Mohammad, who fled his war-torn country and arrived in Canada in October 2016, expressed, with the help of a translator, his love for his new home.

“I drive, I work full-time, and everyone helps,” he said. “Now I have friends, my children have friends, and I am very, very, happy.”

Ten Syrian refugee families – both private and government sponsored – have arrived in Sarnia-Lambton in the midst of the largest refugee crisis since the Second World War.
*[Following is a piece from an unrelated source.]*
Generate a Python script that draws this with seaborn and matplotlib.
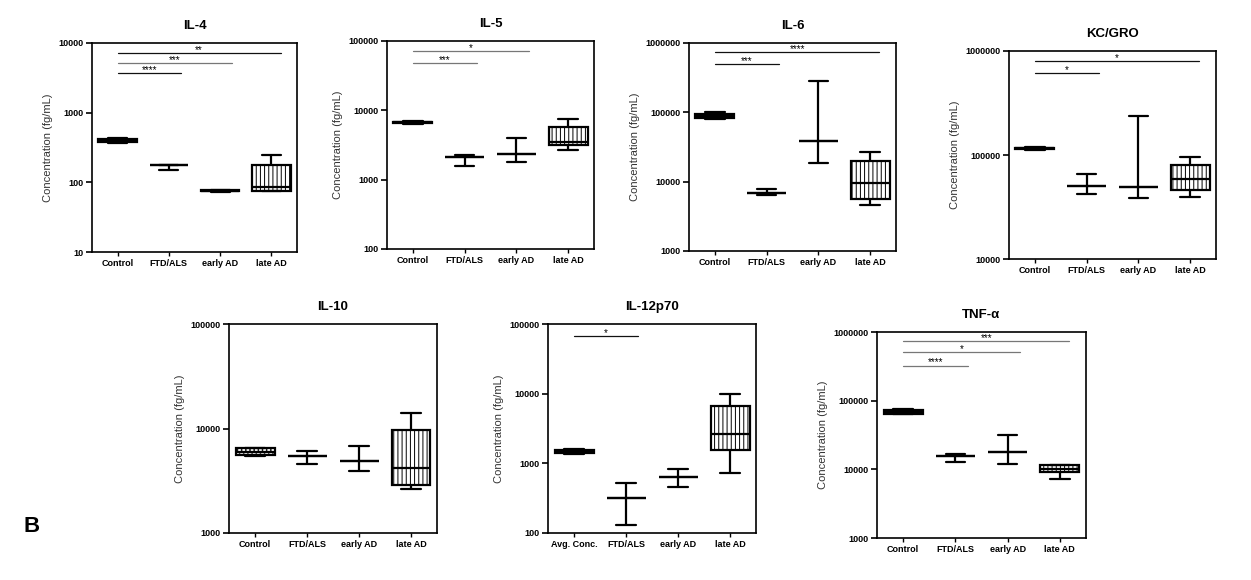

More than five million people have fled Syria since the conflict began in 2011, killing 465,000.

“They’ve just become part of the community,” said Ann Steadman of the Unitarian Fellowship of Sarnia and Port Huron, a group that has partnered with the Sarnia Muslim Association to form the Sarnia Interfaith Refugee Partnership. “We’ve found them to be very responsible, punctual, driven, and focused on being successful.”

She noted Mohammed has already landed full-time work in construction, obtained his licence, and his wife Jamila is looking to get her G1 licence.

“The first time they came to the mosque with their own car, they were so excited,” said Aruba Mahmud, outreach and education secretary for the Sarnia Muslim Association.

“It’s that whole sense of independence; they’re relieved not to have to rely on people so much.”

Fifteen families from 10 countries attended the World Refugee Celebration, an event that Marie Watson, a settlement worker with Community Connections, hopes will become an annual tradition.

“Especially with the surge of Syrian refugees,” she said. “We are a community that is open to immigrants and newcomers.”

Newcomers like Mohammad, who has learned much in just eight months.

“Canada is teaching me about mindfulness,” he said. “People say to live in the present moment.

“So I am trying to do this every day.”